§ MATERIAL PROVIDED:

□ □ □ □ □

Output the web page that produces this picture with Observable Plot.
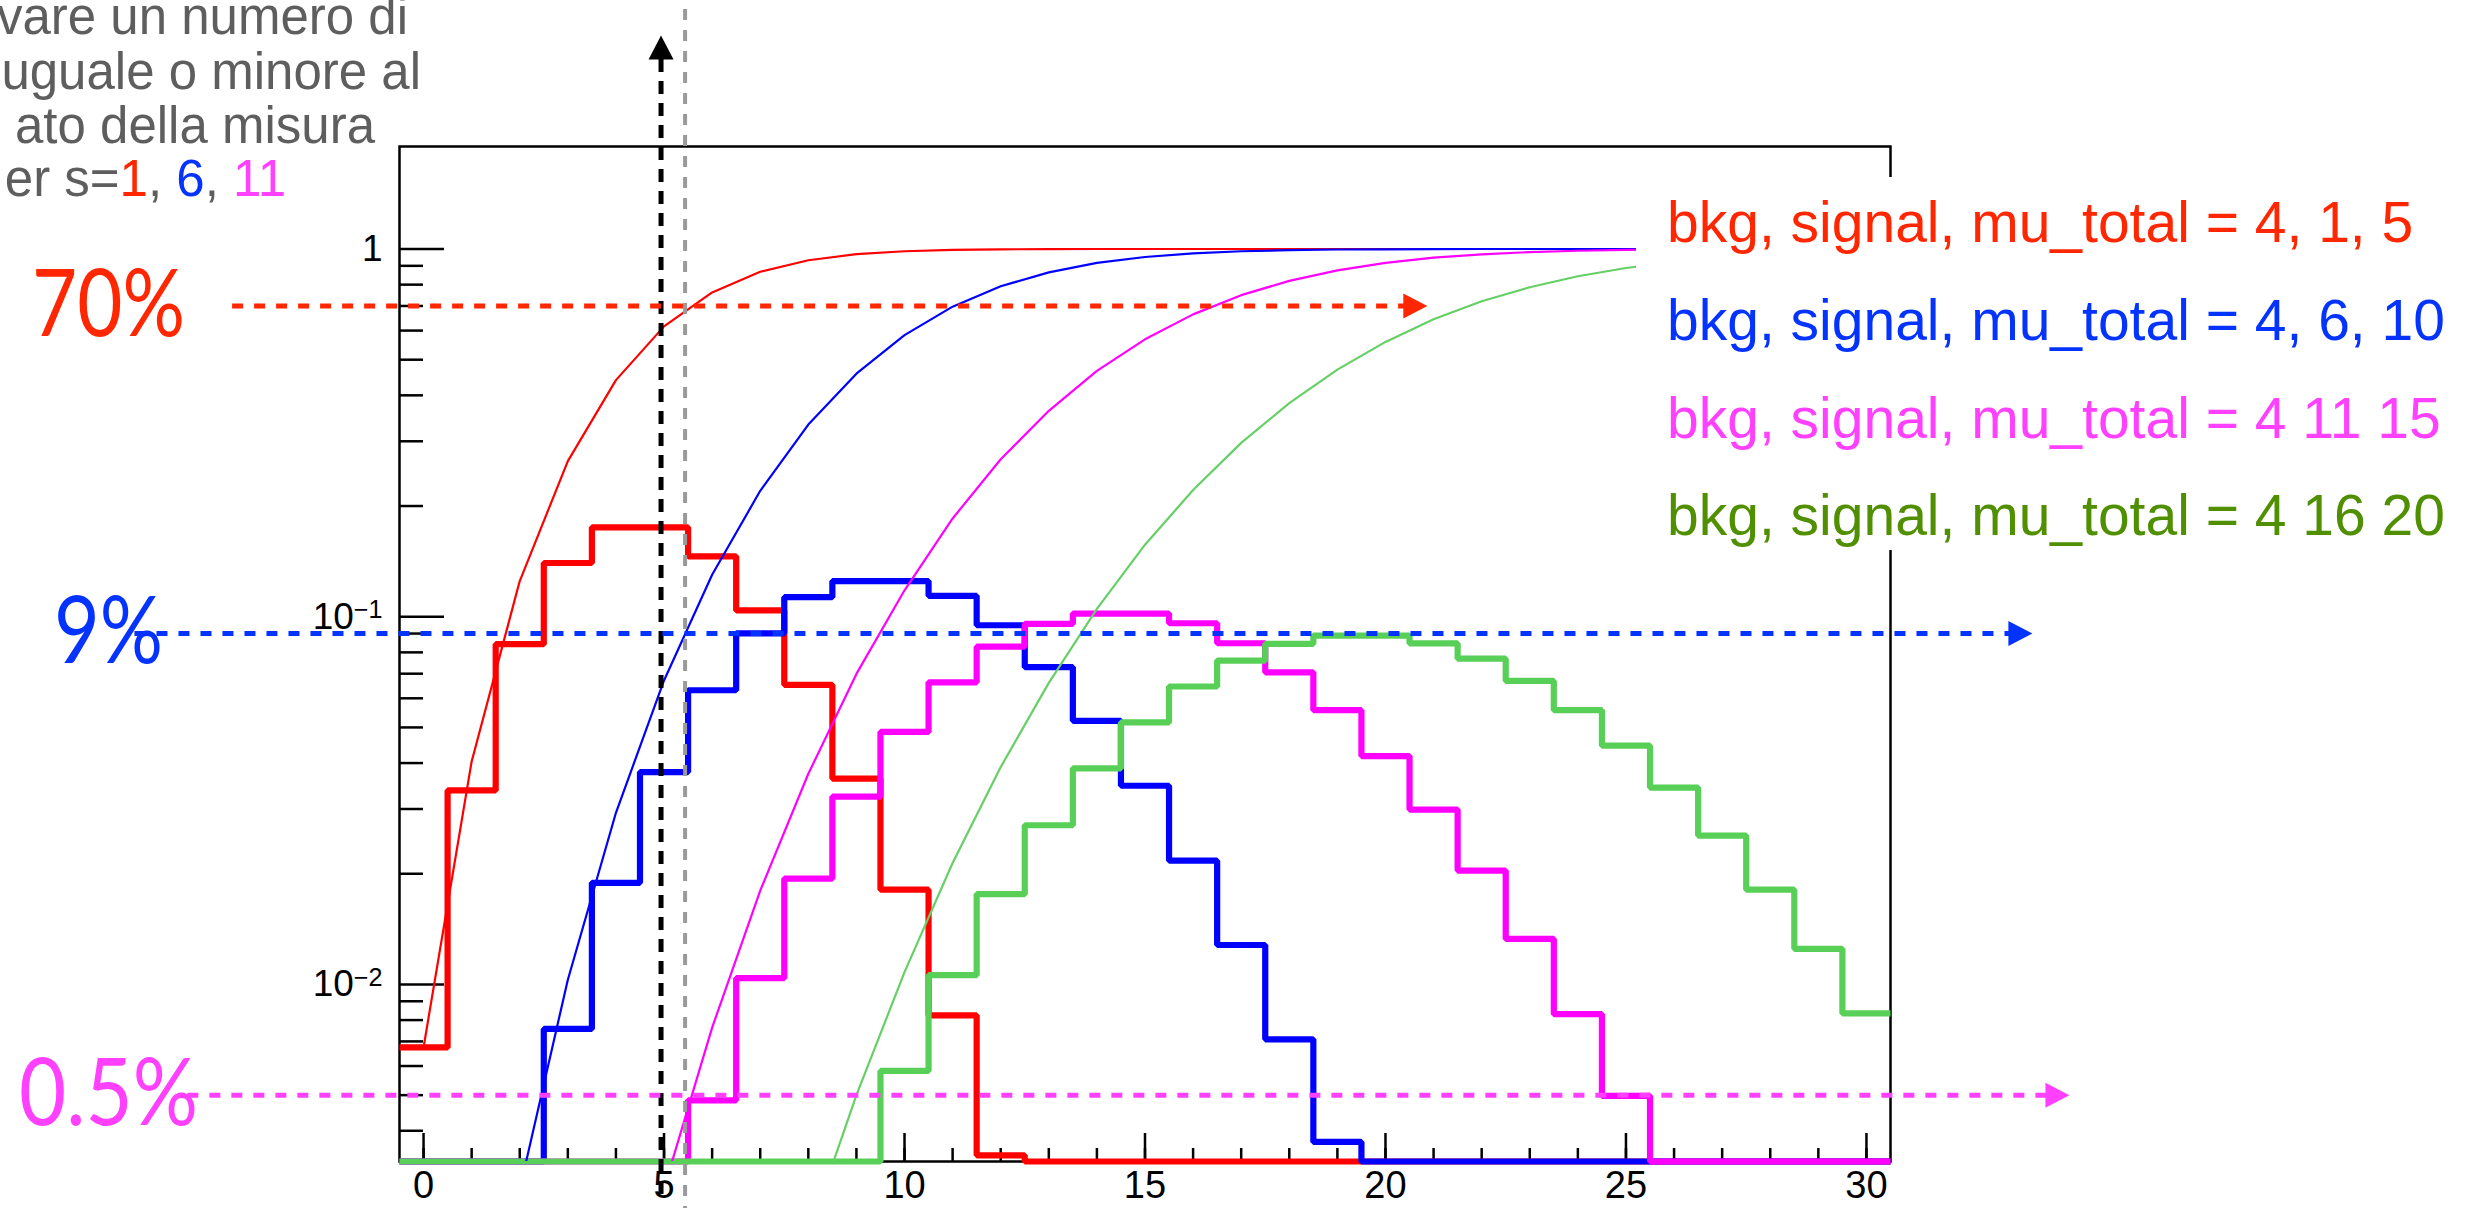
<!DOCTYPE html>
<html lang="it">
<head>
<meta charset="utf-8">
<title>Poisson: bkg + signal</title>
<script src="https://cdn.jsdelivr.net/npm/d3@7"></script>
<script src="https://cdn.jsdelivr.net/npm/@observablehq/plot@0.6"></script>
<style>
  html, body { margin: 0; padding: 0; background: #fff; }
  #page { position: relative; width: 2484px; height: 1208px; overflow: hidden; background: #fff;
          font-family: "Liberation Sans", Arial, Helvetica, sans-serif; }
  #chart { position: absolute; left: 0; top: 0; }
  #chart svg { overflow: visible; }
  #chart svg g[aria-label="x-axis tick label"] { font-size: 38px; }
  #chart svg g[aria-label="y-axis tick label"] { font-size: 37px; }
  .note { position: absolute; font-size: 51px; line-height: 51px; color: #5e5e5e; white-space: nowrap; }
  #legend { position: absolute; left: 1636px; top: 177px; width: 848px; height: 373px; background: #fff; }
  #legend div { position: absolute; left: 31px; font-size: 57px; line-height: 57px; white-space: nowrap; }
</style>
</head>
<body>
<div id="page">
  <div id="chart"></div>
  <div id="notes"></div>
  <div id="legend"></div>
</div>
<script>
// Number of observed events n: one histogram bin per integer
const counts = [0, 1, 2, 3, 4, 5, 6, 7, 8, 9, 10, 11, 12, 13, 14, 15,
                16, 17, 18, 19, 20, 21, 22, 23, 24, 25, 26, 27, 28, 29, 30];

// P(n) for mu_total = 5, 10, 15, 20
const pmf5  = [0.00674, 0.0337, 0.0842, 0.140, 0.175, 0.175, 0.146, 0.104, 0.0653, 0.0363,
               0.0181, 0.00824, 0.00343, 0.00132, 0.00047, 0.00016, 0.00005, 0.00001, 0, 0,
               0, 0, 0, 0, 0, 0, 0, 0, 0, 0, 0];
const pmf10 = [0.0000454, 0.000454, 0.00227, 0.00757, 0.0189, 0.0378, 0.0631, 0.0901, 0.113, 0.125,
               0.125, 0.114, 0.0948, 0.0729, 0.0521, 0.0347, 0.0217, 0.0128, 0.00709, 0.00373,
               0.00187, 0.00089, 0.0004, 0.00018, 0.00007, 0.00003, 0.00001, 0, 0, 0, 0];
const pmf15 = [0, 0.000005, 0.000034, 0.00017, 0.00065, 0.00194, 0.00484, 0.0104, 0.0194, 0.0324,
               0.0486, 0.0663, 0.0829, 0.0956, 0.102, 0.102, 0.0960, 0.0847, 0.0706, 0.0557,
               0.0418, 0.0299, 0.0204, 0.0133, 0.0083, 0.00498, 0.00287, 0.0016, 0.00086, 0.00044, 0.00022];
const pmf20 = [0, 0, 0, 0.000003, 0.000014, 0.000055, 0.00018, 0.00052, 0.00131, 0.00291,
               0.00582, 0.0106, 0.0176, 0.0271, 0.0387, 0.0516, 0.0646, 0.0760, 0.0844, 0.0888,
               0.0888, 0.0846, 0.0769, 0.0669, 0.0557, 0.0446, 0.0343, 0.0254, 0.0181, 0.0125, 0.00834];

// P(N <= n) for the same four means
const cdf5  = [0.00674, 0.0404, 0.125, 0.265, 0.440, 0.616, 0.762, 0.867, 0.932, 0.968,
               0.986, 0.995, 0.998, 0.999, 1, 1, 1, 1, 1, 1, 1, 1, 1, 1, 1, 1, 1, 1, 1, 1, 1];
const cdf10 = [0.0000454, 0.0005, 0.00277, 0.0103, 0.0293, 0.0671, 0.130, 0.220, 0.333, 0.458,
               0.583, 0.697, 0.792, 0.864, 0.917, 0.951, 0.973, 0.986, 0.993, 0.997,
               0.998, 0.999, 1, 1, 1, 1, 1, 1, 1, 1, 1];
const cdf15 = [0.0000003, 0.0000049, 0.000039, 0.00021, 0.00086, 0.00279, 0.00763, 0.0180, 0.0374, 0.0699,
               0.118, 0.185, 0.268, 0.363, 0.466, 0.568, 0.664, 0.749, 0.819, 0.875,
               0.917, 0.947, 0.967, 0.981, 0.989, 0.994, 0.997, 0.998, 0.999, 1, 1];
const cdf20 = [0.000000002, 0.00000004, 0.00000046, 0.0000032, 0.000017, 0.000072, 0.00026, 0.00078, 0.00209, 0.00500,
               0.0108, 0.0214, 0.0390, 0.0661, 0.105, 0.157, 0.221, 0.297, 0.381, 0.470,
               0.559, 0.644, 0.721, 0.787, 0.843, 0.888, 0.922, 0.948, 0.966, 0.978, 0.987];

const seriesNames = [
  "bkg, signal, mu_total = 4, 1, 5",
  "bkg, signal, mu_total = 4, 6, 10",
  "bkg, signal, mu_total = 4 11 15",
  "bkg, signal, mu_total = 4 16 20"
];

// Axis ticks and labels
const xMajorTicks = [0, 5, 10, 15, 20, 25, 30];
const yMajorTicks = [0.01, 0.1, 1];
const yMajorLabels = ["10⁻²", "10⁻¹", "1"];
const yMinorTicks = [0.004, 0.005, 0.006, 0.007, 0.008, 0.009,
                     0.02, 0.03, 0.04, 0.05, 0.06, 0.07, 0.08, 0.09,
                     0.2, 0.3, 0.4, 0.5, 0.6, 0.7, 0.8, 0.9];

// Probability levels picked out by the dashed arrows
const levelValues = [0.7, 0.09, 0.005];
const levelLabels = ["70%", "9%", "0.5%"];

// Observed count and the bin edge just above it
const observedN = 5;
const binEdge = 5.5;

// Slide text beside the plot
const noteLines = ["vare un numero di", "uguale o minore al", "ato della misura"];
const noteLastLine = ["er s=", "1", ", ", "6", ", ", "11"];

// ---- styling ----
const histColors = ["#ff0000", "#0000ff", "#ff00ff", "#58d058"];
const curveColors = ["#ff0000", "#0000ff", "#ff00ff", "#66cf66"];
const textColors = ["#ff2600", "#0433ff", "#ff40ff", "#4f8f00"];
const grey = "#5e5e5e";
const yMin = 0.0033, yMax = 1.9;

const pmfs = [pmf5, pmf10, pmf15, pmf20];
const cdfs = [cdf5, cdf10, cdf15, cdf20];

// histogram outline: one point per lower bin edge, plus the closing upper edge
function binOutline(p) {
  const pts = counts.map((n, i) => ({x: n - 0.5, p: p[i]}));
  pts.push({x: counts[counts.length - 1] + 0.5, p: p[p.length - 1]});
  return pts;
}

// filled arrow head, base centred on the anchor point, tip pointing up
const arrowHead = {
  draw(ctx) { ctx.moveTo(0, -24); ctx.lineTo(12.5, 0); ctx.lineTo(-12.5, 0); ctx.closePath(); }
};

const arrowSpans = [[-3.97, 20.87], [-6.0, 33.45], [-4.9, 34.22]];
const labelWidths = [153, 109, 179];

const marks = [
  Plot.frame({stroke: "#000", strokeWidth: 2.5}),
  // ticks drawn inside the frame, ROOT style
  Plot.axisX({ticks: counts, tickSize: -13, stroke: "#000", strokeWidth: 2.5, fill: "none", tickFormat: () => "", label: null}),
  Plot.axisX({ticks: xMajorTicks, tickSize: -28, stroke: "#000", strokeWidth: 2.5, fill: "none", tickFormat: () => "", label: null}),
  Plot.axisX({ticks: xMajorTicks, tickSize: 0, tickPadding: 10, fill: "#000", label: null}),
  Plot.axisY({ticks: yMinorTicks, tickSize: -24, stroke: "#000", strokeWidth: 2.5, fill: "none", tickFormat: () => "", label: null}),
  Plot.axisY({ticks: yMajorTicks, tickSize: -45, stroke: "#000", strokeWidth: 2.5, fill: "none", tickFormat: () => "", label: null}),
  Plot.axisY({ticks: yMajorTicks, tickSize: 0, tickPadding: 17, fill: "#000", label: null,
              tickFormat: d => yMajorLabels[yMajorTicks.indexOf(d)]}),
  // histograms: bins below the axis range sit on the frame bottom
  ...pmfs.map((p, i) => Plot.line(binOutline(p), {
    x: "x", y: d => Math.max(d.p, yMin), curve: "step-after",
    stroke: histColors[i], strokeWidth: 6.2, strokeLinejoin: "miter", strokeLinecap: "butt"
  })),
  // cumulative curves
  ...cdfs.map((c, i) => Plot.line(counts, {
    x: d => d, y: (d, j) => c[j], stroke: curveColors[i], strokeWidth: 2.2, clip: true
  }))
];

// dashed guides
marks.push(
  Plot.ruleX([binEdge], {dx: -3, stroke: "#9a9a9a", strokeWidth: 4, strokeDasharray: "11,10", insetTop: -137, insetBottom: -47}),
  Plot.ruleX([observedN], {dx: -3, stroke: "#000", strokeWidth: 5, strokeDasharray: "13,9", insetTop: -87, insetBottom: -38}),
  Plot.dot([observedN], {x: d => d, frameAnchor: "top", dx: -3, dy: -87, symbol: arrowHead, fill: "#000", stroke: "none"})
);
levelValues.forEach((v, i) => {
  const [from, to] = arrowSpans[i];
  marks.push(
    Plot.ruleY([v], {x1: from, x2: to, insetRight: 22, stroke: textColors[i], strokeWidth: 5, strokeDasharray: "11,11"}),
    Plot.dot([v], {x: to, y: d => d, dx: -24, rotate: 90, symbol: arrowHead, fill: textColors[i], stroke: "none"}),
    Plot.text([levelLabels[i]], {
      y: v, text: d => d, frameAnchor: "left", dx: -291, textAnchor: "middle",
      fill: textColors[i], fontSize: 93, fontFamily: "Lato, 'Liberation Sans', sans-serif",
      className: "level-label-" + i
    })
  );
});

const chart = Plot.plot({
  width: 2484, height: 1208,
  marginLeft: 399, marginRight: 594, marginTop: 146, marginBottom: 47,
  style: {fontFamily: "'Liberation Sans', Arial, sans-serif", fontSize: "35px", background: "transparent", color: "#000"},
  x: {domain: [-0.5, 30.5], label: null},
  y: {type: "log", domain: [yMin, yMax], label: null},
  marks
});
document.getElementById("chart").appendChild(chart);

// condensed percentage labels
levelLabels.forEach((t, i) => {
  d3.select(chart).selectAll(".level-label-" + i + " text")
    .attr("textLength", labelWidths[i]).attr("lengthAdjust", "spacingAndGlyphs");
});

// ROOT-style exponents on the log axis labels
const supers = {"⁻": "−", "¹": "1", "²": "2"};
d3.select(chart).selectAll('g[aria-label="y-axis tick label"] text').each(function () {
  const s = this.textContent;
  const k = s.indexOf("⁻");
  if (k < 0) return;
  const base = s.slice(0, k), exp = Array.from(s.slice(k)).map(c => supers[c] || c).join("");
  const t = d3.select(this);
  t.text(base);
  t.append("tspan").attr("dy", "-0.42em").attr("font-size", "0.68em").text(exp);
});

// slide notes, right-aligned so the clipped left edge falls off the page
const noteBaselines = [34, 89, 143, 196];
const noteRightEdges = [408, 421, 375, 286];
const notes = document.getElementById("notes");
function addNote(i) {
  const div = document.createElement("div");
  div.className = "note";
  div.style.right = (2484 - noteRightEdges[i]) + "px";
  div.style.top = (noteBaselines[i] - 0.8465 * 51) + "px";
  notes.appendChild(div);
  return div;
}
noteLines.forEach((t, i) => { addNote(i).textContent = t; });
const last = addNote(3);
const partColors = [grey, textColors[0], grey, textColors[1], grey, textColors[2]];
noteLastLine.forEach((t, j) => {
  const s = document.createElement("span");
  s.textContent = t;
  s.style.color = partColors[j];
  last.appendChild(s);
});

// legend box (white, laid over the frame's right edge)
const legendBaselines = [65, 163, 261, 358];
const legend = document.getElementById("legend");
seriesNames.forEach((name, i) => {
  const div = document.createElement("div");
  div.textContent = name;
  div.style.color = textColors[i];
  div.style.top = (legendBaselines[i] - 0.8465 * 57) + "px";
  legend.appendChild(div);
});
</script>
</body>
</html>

□ □ □ □ □

§ WRITTEN PROBLEM: Show all lines above holding "this".

§ REPLY:
Output the web page that produces this picture with Observable Plot.
  const s = this.textContent;
  const t = d3.select(this);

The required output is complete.